As we know from crypto, currently prices are made up 90% by speculation and 10% fundamentals. If we want to predict prices purely based on fundamentals we can do this. Two very good articles which give good fundamentals for speculation are the following ones:
Safex Cash:
Safex Token:
If you put these together, you can give a minimum(!) value for SFX based on the marketplace volume and the velocity of money of the currency SFX.
Based on the fact, that SFT is generating regular cash flow for its holders, I would say that the Token should be worth at least(!) 10c for every 100M USD yearly transaction volume on the market.
Example: 500M USD volume in the first 6 month would result in a price of SFX being ~ 2 USD and SFT being ~ 1 USD
The velocity of money is massively influenced by long term hodlers of SFX. Therefore, the real velocity of money could be way lower which would result in a higher price of SFX. A halvening of the velocity of money results in a double of the price.
Regarding SFT, a future growth of the volume could be priced in which would then result in a higher valuation of the Token.

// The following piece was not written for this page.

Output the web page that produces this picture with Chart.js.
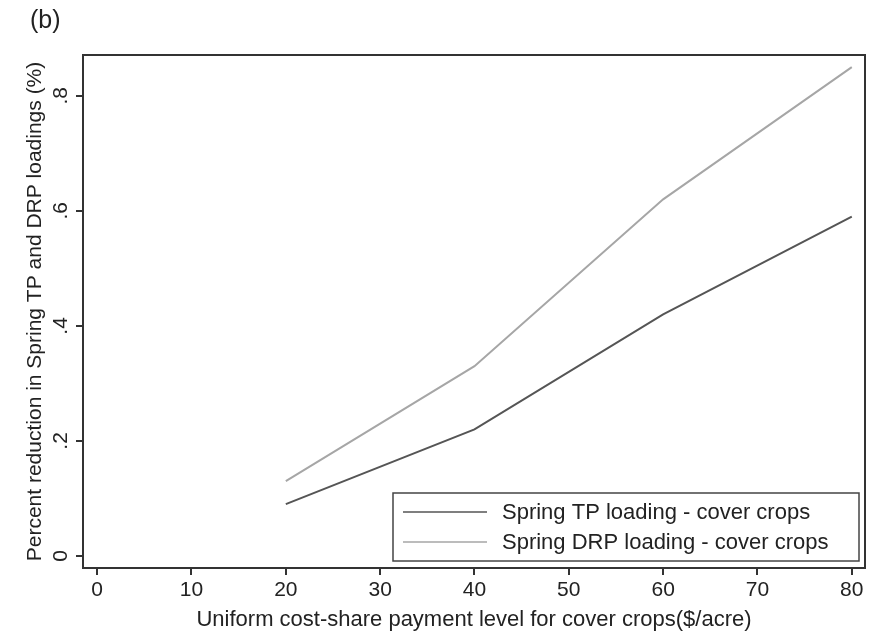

If we take these fundamentals and factors of speculation together, we can assume following scenarios:
500M USD 6 months after marketplace opening
2-20 USD for SFX
1-10 USD for SFT
100M USD 6 months after marketplace opening
0.40-4 USD for SFX
0.20-2 USD for SFT
These calculations do not take into account the interest of miners into SFX. If more miners join the network and the hash rate increases, the price of SFX could be way higher too. These are calculations based purely on the fundamentals of velocity of money and models of Profit/Earning ratios in the Stock Market.